Best. Time-travel. Sequence. EVER.
chrome is the black!
Well, have you ever watched a cheetah bevel? I didn’t think so.
Chrome+Time Travel, reminds me of the time Rory and the Doctor pwned the Cybermen. Rory didn’t deserve the fate he got, he was the sanest companion except maybe Mr. Chesterfield…
Strangely there might be something to this whole, not thinking about time travel, with Quantum Effects and what not. So maybe it is not that time travel works better than when you don’t think about it, but rather time travel works naturally that way and us “observing” and trying to figure out it destabilizes it, because we are actively forcing it to make sense or something? Just my theory.
Or maybe the way time travel REALLY works does make sense, but our limited human minds can’t grasp the patterns & structures of the universe that make it work. Thus, the more you think about it, the more confused you get.
*Sees the last line, looks at comments section for comments about Spongebob*
Squidward: (assumes fetal position) ffffuuuuuutuuuuuurrrreeee. . . .
ffffuuuuuuttuuuuuurrreeeeee. . .
ffffffuuuuutuuuuuutuurrreeee. . .
Can’t wait for more. I have literally gone through every comic you guys have since last night. Big fan. Keep up the great work.
Is it even okay to be this sexually alluring?
I’m almost certain this is illegal.
If you would cause a paradox due to time travel the universe would sort out by itself.
In other words? Stuff would change yes. But you wouldn’t know shit about it.
That’s why commander’s rule is good.
Yep0. The Universe will sort it all out in The Big Picture, but our minds can only grasp our limited slice of perception of the universe at any point in time. The only “paradoxes” would be those that affect us on the small scale, compared to the Universe’s overall “fixing” of the problem.

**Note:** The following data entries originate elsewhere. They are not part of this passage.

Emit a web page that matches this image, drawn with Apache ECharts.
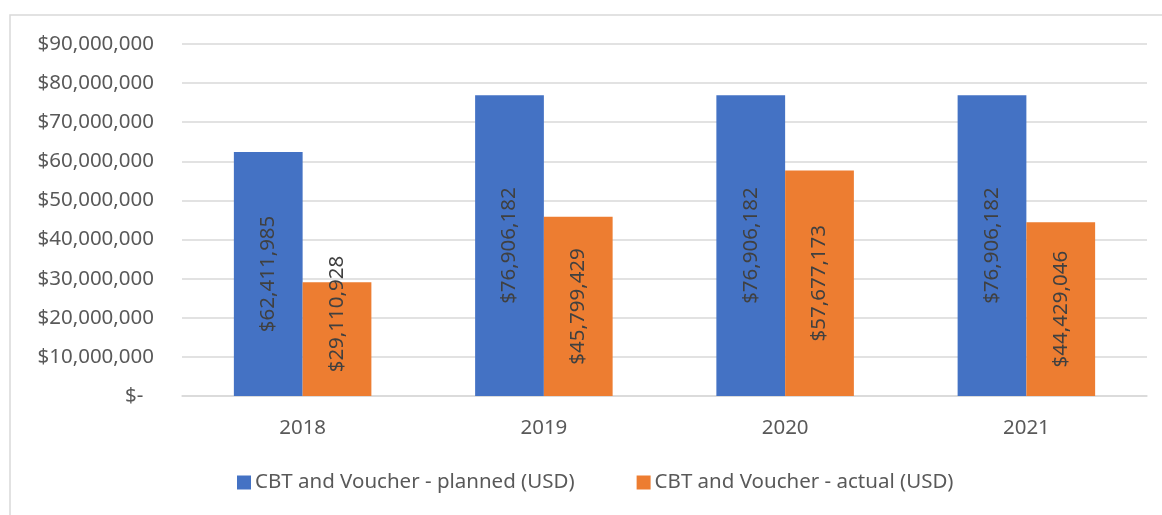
<!DOCTYPE html>
<html>
<head>
<meta charset="utf-8">
<script src="https://cdn.jsdelivr.net/npm/echarts@6/dist/echarts.min.js"></script>
<style>
  html, body { margin: 0; padding: 0; background: #ffffff; }
  #chart { width: 1162px; height: 515px; }
</style>
</head>
<body>
<div id="chart"></div>
<script>
// Cash-based transfer and voucher budget per year
const years = ['2018', '2019', '2020', '2021'];
const plannedUSD = [62411985, 76906182, 76906182, 76906182];
const actualUSD = [29110928, 45799429, 57677173, 44429046];
const seriesNames = ['CBT and Voucher - planned (USD)', 'CBT and Voucher - actual (USD)'];
const yTicks = { min: 0, max: 90000000, interval: 10000000 };

const FONT = '"Noto Sans", "Open Sans", sans-serif';
const FONT_SIZE = 20.5;
const TEXT = '#595959';

function usd(v) {
  if (v === 0) return '$-  ';
  return '$' + Math.round(v).toLocaleString('en-US');
}

// Labels run bottom-to-top; the offset is along the text direction (upwards)
function barLabel(lift) {
  return {
    show: true,
    position: 'inside',
    rotate: 90,
    offset: [lift, 0],
    color: '#404040',
    fontFamily: FONT,
    fontSize: FONT_SIZE,
    formatter: p => usd(p.value)
  };
}

// A short bar whose label is longer than the bar gets its label lifted off the axis
function withLabels(values) {
  return values.map(v => v < 35000000 ? { value: v, label: barLabel(25) } : v);
}

const chart = echarts.init(document.getElementById('chart'));
chart.setOption({
  backgroundColor: '#ffffff',
  animation: false,
  color: ['#4472C4', '#ED7D31'],
  graphic: [{
    type: 'rect',
    shape: { x: 10, y: 15, width: 1300, height: 700 },
    style: { fill: 'none', stroke: '#d9d9d9', lineWidth: 1.5 },
    silent: true
  }],
  grid: { left: 182, right: 15, top: 44, bottom: 119, containLabel: false },
  legend: {
    left: 237,
    top: 472,
    padding: 0,
    itemWidth: 14,
    itemHeight: 14,
    itemGap: 62,
    icon: 'rect',
    textStyle: { color: TEXT, fontFamily: FONT, fontSize: FONT_SIZE, padding: [0, 0, 0, -1] },
    data: seriesNames
  },
  xAxis: {
    type: 'category',
    data: years,
    axisLine: { show: true, lineStyle: { color: '#d9d9d9', width: 1.5 } },
    axisTick: { show: false },
    axisLabel: { color: TEXT, fontFamily: FONT, fontSize: FONT_SIZE, margin: 22 }
  },
  yAxis: {
    type: 'value',
    min: yTicks.min,
    max: yTicks.max,
    interval: yTicks.interval,
    axisLine: { show: false },
    axisTick: { show: false },
    splitLine: { lineStyle: { color: '#d9d9d9', width: 1.5 } },
    axisLabel: { color: TEXT, fontFamily: FONT, fontSize: FONT_SIZE, margin: 28, formatter: usd }
  },
  series: [
    {
      name: seriesNames[0],
      type: 'bar',
      data: withLabels(plannedUSD),
      barGap: '0%',
      barCategoryGap: '43%',
      label: barLabel(0)
    },
    {
      name: seriesNames[1],
      type: 'bar',
      data: withLabels(actualUSD),
      barGap: '0%',
      barCategoryGap: '43%',
      label: barLabel(0)
    }
  ]
});
</script>
</body>
</html>
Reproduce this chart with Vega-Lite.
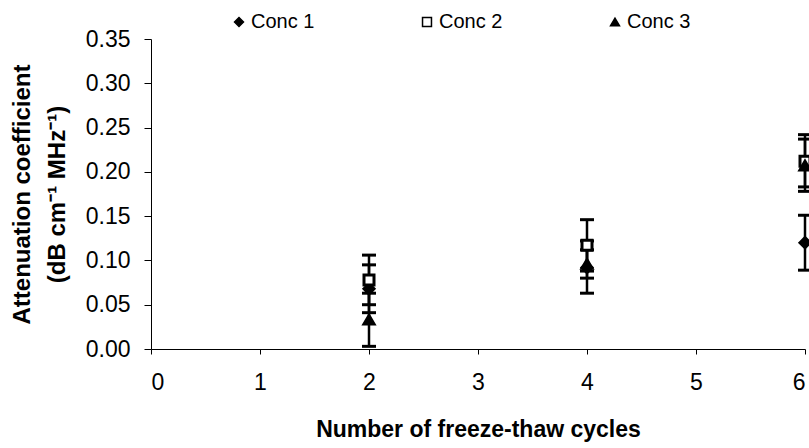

I really hope to see a ludicrously old Jared, waiting in a never-moving line at a bank.
Cuz you know… topical humor. In space.
I… was kinda expecting them to transport to the exact same spot, and it looking almost exactly the same.
It’s funny because Science has actually discovered that, hey! Most super complex things don’t like to be looked at, and, to a separate degree (sometimes less, sometimes more) thought about either.
God damn you made the hottest character ever.
1) Did he change his pants in front of her too?
2) IS THAT A GUN IN HIS POCKET
Quoted from the Full Metal Jacket movie: “This is my weapon, this is my gun. I shoot one to kill, the other for fun.”
Best description of time travel ever. EVER!
First rule of timetravel: Don’t think about timetravel.
quick question: is it pronounced See-La-squid, or Sell-A-squid? just a bit curious.